Print exactly the lines from the first one down to the line containing "(470,113.7) rectangle (878,115);", both ends included, with no pictures and nothing else.

Source excerpt.
+++

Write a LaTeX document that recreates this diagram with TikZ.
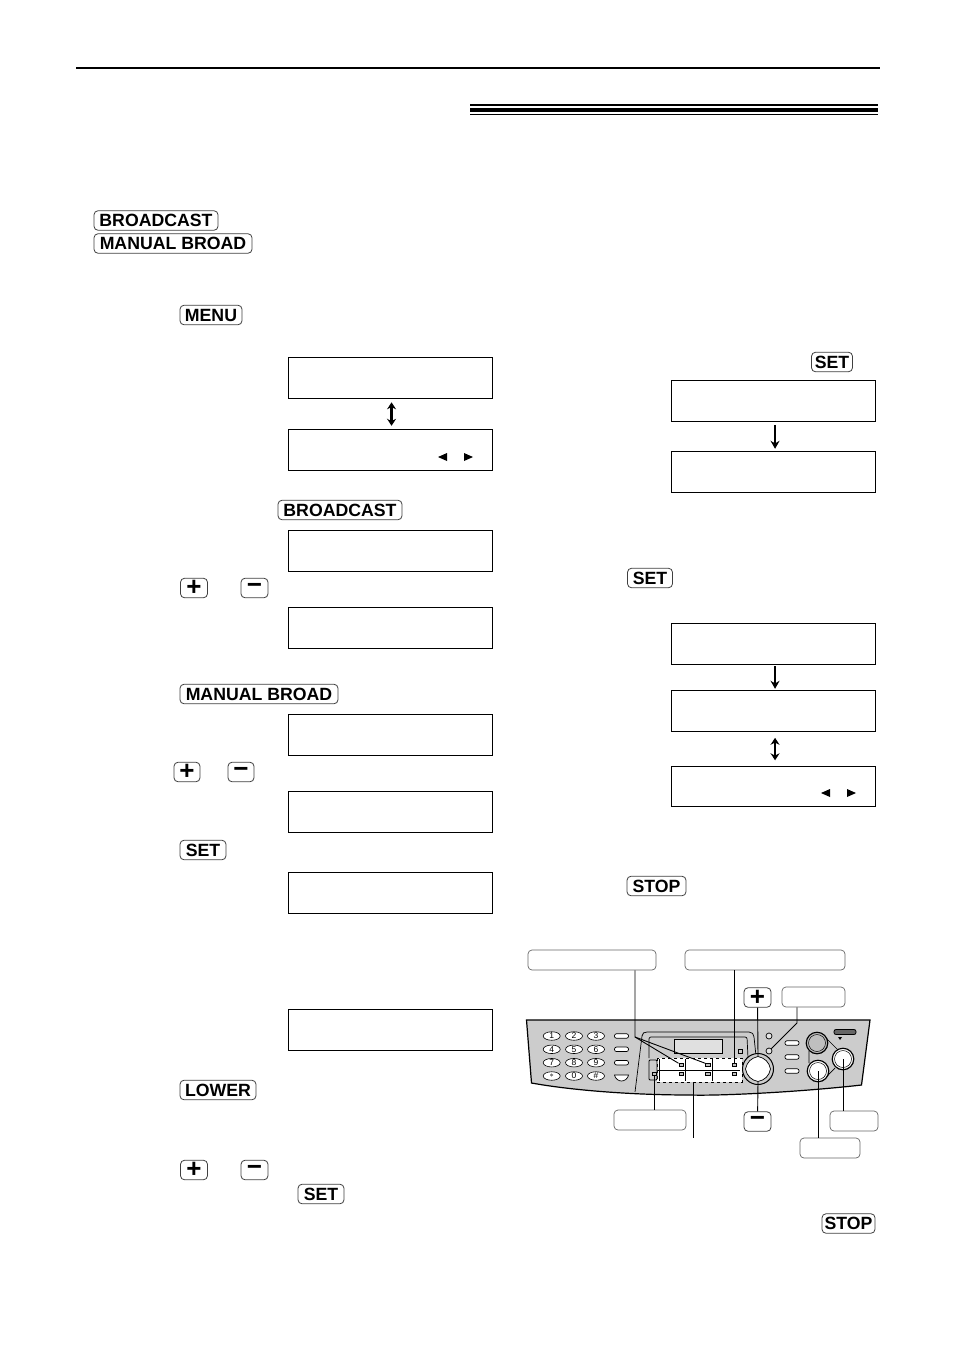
\documentclass[tikz,border=0pt]{standalone}
\usepackage{fontspec}
\setmainfont{Liberation Sans}
\usetikzlibrary{positioning, arrows.meta, shapes.geometric}

\tikzset{
  keybtn/.style = {draw=black!75, fill=white, rounded corners=4pt, line width=0.8pt,
    inner sep=0pt, minimum height=19.5pt, font=\fontsize{17.7}{18}\selectfont\bfseries},
  signbtn/.style = {keybtn, minimum width=27pt, font=\fontsize{26}{26}\selectfont\bfseries},
  lcd/.style = {draw, line width=1pt, minimum width=203.5pt, minimum height=40.5pt,
    inner sep=0pt, outer sep=0pt, anchor=north west},
  callout/.style = {draw=black!60, fill=white, rounded corners=4pt, line width=0.7pt,
    inner sep=0pt, minimum height=20pt},
  digit/.style = {draw, ellipse, fill=white, line width=0.6pt, minimum width=17pt, minimum height=8.5pt,
    inner sep=0pt, font=\fontsize{8.5}{8.5}\selectfont},
  pill/.style = {draw, fill=white, rounded corners=2pt, line width=0.7pt, minimum width=14pt,
    minimum height=4.5pt, inner sep=0pt},
  led/.style = {draw, fill=black!25, line width=0.5pt, minimum width=4.5pt, minimum height=3pt, inner sep=0pt},
  roundbtn/.style = {circle, draw, line width=1.2pt, minimum size=21.5pt, inner sep=0pt},
  roundcap/.style = {circle, draw, line width=0.5pt, minimum size=17pt, inner sep=0pt},
  lamp/.style = {circle, draw, line width=0.7pt, fill=black!10, minimum size=6pt, inner sep=0pt},
  leader/.style = {line width=0.9pt},
  flow/.style = {line width=2.3pt, -{Stealth[length=8pt, width=9pt]}},
  flowboth/.style = {line width=2.3pt, {Stealth[length=7pt, width=9pt]}-{Stealth[length=7pt, width=9pt]}}
}

\begin{document}
\begin{tikzpicture}[x=1pt, y=-1pt]
\useasboundingbox (0,0) rectangle (954,1349);

% page rules
\fill (76,67) rectangle (880,69);
\fill (470,104) rectangle (878,106);
\fill (470,108) rectangle (878,112);
\fill (470,113.7) rectangle (878,115);

% keys, left column
\node[keybtn, minimum width=124pt] (broadcastA) at (156,220.5) {BROADCAST};
\node[keybtn, minimum width=158pt] (manualA) at (173,243.5) {MANUAL BROAD};
\node[keybtn, minimum width=62pt] (menuA) at (211,315) {MENU};
\node[keybtn, minimum width=124pt] (broadcastB) at (340,510) {BROADCAST};
\node[signbtn] (plusA) at (194,588) {+};
\node[signbtn] (minusA) at (254.5,588) {\raisebox{-2pt}{−}};
\node[keybtn, minimum width=158pt] (manualB) at (259,694) {MANUAL BROAD};
\node[signbtn, minimum width=26pt] (plusB) at (187,772) {+};
\node[signbtn, minimum width=26pt] (minusB) at (241,772) {\raisebox{-2pt}{−}};
\node[keybtn, minimum width=46pt] (setA) at (203,850) {SET};
\node[keybtn, minimum width=76pt] (lowerA) at (218,1090) {LOWER};
\node[signbtn] (plusC) at (194,1170) {+};
\node[signbtn] (minusC) at (254.5,1170) {\raisebox{-2pt}{−}};
\node[keybtn, minimum width=46pt] (setB) at (321,1194) {SET};

% keys, right column
\node[keybtn, minimum width=41pt] (setC) at (832,362) {SET};
\node[keybtn, minimum width=45pt] (setD) at (650,578) {SET};
\node[keybtn, minimum width=59pt] (stopA) at (656.5,886) {STOP};
\node[keybtn, minimum width=53pt] (stopB) at (848.5,1223.5) {STOP};

% displays, left column
\node[lcd] (lcdA) at (288.8,357.8) {};
\node[lcd] (lcdB) [below = 31.5pt of lcdA] {};
\node[lcd] (lcdC) at (288.8,530.8) {};
\node[lcd] (lcdD) [below = 36.5pt of lcdC] {};
\node[lcd] (lcdE) at (288.8,714.8) {};
\node[lcd, minimum height=41pt] (lcdF) [below = 36.5pt of lcdE] {};
\node[lcd] (lcdG) at (288.8,872.8) {};
\node[lcd] (lcdH) at (288.8,1009.8) {};

% displays, right column
\node[lcd, minimum height=41pt] (lcdI) at (671.8,380.8) {};
\node[lcd, minimum height=41pt] (lcdJ) [below = 30pt of lcdI] {};
\node[lcd] (lcdK) at (671.8,623.8) {};
\node[lcd, minimum height=41pt] (lcdL) [below = 26.5pt of lcdK] {};
\node[lcd] (lcdM) [below = 34.5pt of lcdL] {};

% arrows between displays
\draw[flowboth, shorten >=4pt, shorten <=4pt] ([xshift=1pt]lcdA.south) -- ([xshift=1pt]lcdB.north);
\draw[flow, shorten >=3pt, shorten <=3pt] ([xshift=1.5pt]lcdI.south) -- ([xshift=1.5pt]lcdJ.north);
\draw[flow, shorten >=2pt, shorten <=2pt] ([xshift=1.5pt]lcdK.south) -- ([xshift=1.5pt]lcdL.north);
\draw[flowboth, shorten >=6pt, shorten <=6pt] ([xshift=1.5pt]lcdL.south) -- ([xshift=1.5pt]lcdM.north);

% small triangles in the displays
\fill (438,457) -- (447,453) -- (447,461) -- cycle;
\fill (473,457) -- (464,453) -- (464,461) -- cycle;
\fill (821,793) -- (830,789) -- (830,797) -- cycle;
\fill (856,793) -- (847,789) -- (847,797) -- cycle;

% panel body
\draw[line width=1.2pt, fill=black!20] (526.5,1020) -- (870,1020) -- (861.5,1085)
  .. controls (800,1092) and (720,1096) .. (690,1095)
  .. controls (630,1095) and (570,1090) .. (531.5,1083) -- cycle;

% display frame
\draw[line width=0.7pt] (635,1092) -- (642,1036) .. controls (642.5,1033) and (644,1032) .. (647,1032)
  -- (749,1032) .. controls (752,1032) and (754,1034) .. (754,1037) -- (756,1056);
\draw[line width=0.7pt, rounded corners=2pt] (649,1058) -- (649,1037) -- (747,1037) -- (748,1058);
\draw[line width=0.7pt, fill=black!12] (674,1039) rectangle (722,1053);
\draw[line width=0.6pt] (738,1049) rectangle (742,1053);

% dial pad
\node[digit] (key1) at (551.7,1036) {1};
\node[digit] (key2) at (574,1036) {2};
\node[digit] (key3) at (596,1036) {3};
\node[digit] (key4) at (551.7,1049.3) {4};
\node[digit] (key5) at (574,1049.3) {5};
\node[digit] (key6) at (596,1049.3) {6};
\node[digit] (key7) at (551.7,1062.7) {7};
\node[digit] (key8) at (574,1062.7) {8};
\node[digit] (key9) at (596,1062.7) {9};
\node[digit] (keyS) at (551.7,1076) {$*$};
\node[digit] (key0) at (574,1076) {0};
\node[digit] (keyH) at (596,1076) {\#};
\node[pill] (pillA) at (621.5,1036) {};
\node[pill] (pillB) at (621.5,1049.3) {};
\node[pill] (pillC) at (621.5,1062.7) {};
\draw[line width=0.7pt, fill=white] (614.5,1075) -- (628.5,1075) .. controls (628,1079) and (624,1081) .. (621.5,1081)
  .. controls (619,1081) and (615,1079) .. (614.5,1075) -- cycle;

% station buttons
\draw[dashed, line width=0.7pt, fill=white] (657,1058) rectangle (742,1082);
\draw[line width=0.9pt] (658,1070) -- (740,1070) (685,1059) -- (685,1081) (712,1059) -- (712,1081) (659,1059) -- (659,1081);
\node[led] (ledA) at (681,1065) {};
\node[led] (ledB) at (707.7,1065) {};
\node[led] (ledC) at (734,1065) {};
\node[led] (ledD) at (681,1074) {};
\node[led] (ledE) at (707.7,1074) {};
\node[led] (ledF) at (734,1074) {};
\draw[line width=0.8pt, fill=black!20, rounded corners=1pt] (649,1060) rectangle (657,1080);
\node[led] (ledG) at (654,1074) {};

% navigator and right side buttons
\node[circle, draw, line width=1pt, fill=black!20, minimum size=31pt, inner sep=0pt] (wheel) at (758,1069) {};
\draw[line width=0.7pt, fill=white] (758,1056.5)
  .. controls (765,1058) and (769,1062) .. (770.5,1069)
  .. controls (769,1076) and (765,1080) .. (758,1081.5)
  .. controls (751,1080) and (747,1076) .. (745.5,1069)
  .. controls (747,1062) and (751,1058) .. (758,1056.5) -- cycle;
\node[circle, minimum size=25pt, inner sep=0pt] (wheelin) at (758,1069) {};
\node[lamp] (lampA) at (769,1036) {};
\node[lamp] (lampB) at (769,1051) {};
\node[pill] (pillD) at (792,1043) {};
\node[pill] (pillE) at (792,1057) {};
\node[pill] (pillF) at (792,1071) {};
\draw[line width=0.7pt] (826,1038) -- (838,1050) (835,1068) -- (826,1077) (809,1051) -- (809,1063);
\node[roundbtn, fill=black!25] (roundA) at (817,1043) {};
\node[roundbtn, fill=white] (roundB) at (843,1059) {};
\node[roundbtn, fill=white] (roundC) at (818,1071) {};
\node[roundcap] (capA) at (roundA) {};
\node[roundcap] (capB) at (roundB) {};
\node[roundcap] (capC) at (roundC) {};
\node[draw, fill=black!60, rounded corners=2pt, line width=0.8pt, minimum width=22pt, minimum height=5pt, inner sep=0pt] (startbar) at (845,1032) {};
\fill (838,1037) -- (842,1037) -- (840,1040) -- cycle;

% callouts
\node[callout, minimum width=128pt] (boxA) at (592,960) {};
\node[callout, minimum width=160pt] (boxB) at (765,960) {};
\node[callout, minimum width=63pt] (boxC) at (813.5,997) {};
\node[callout, minimum width=72pt] (boxD) at (650,1120) {};
\node[callout, minimum width=48pt] (boxE) at (854,1121) {};
\node[callout, minimum width=60pt] (boxF) at (830,1148) {};
\node[signbtn] (plusD) at (757.5,997.5) {+};
\node[signbtn] (minusD) at (757.5,1121.5) {\raisebox{-2pt}{−}};

% leaders
\coordinate (bendA) at (635,1037);
\coordinate (bendB) at (797,1023);
\coordinate (dashend) at (693,1138);
\draw[leader] (boxA.south -| bendA) -- (bendA) -- (ledA.north west);
\draw[leader] (bendA) -- (ledB.north west);
\draw[leader] (boxB.south -| ledC) -- (ledC.north);
\draw[leader] (plusD) -- (wheelin.north);
\draw[leader] (minusD) -- (wheelin.south);
\draw[leader] (boxC.south -| bendB) -- (bendB) -- (lampB.north east);
\draw[leader] (boxD.north -| ledG) -- (ledG.south);
\draw[leader] (693,1082) -- (dashend);
\draw[leader] (boxF.north -| roundC) -- (roundC.center);
\draw[leader] (boxE.north -| roundB) -- (roundB.center);

\end{tikzpicture}
\end{document}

+++

Response below.
Write a LaTeX document that recreates this diagram with TikZ.
\documentclass[tikz,border=0pt]{standalone}
\usepackage{fontspec}
\setmainfont{Liberation Sans}
\usetikzlibrary{positioning, arrows.meta, shapes.geometric}

\tikzset{
  keybtn/.style = {draw=black!75, fill=white, rounded corners=4pt, line width=0.8pt,
    inner sep=0pt, minimum height=19.5pt, font=\fontsize{17.7}{18}\selectfont\bfseries},
  signbtn/.style = {keybtn, minimum width=27pt, font=\fontsize{26}{26}\selectfont\bfseries},
  lcd/.style = {draw, line width=1pt, minimum width=203.5pt, minimum height=40.5pt,
    inner sep=0pt, outer sep=0pt, anchor=north west},
  callout/.style = {draw=black!60, fill=white, rounded corners=4pt, line width=0.7pt,
    inner sep=0pt, minimum height=20pt},
  digit/.style = {draw, ellipse, fill=white, line width=0.6pt, minimum width=17pt, minimum height=8.5pt,
    inner sep=0pt, font=\fontsize{8.5}{8.5}\selectfont},
  pill/.style = {draw, fill=white, rounded corners=2pt, line width=0.7pt, minimum width=14pt,
    minimum height=4.5pt, inner sep=0pt},
  led/.style = {draw, fill=black!25, line width=0.5pt, minimum width=4.5pt, minimum height=3pt, inner sep=0pt},
  roundbtn/.style = {circle, draw, line width=1.2pt, minimum size=21.5pt, inner sep=0pt},
  roundcap/.style = {circle, draw, line width=0.5pt, minimum size=17pt, inner sep=0pt},
  lamp/.style = {circle, draw, line width=0.7pt, fill=black!10, minimum size=6pt, inner sep=0pt},
  leader/.style = {line width=0.9pt},
  flow/.style = {line width=2.3pt, -{Stealth[length=8pt, width=9pt]}},
  flowboth/.style = {line width=2.3pt, {Stealth[length=7pt, width=9pt]}-{Stealth[length=7pt, width=9pt]}}
}

\begin{document}
\begin{tikzpicture}[x=1pt, y=-1pt]
\useasboundingbox (0,0) rectangle (954,1349);

% page rules
\fill (76,67) rectangle (880,69);
\fill (470,104) rectangle (878,106);
\fill (470,108) rectangle (878,112);
\fill (470,113.7) rectangle (878,115);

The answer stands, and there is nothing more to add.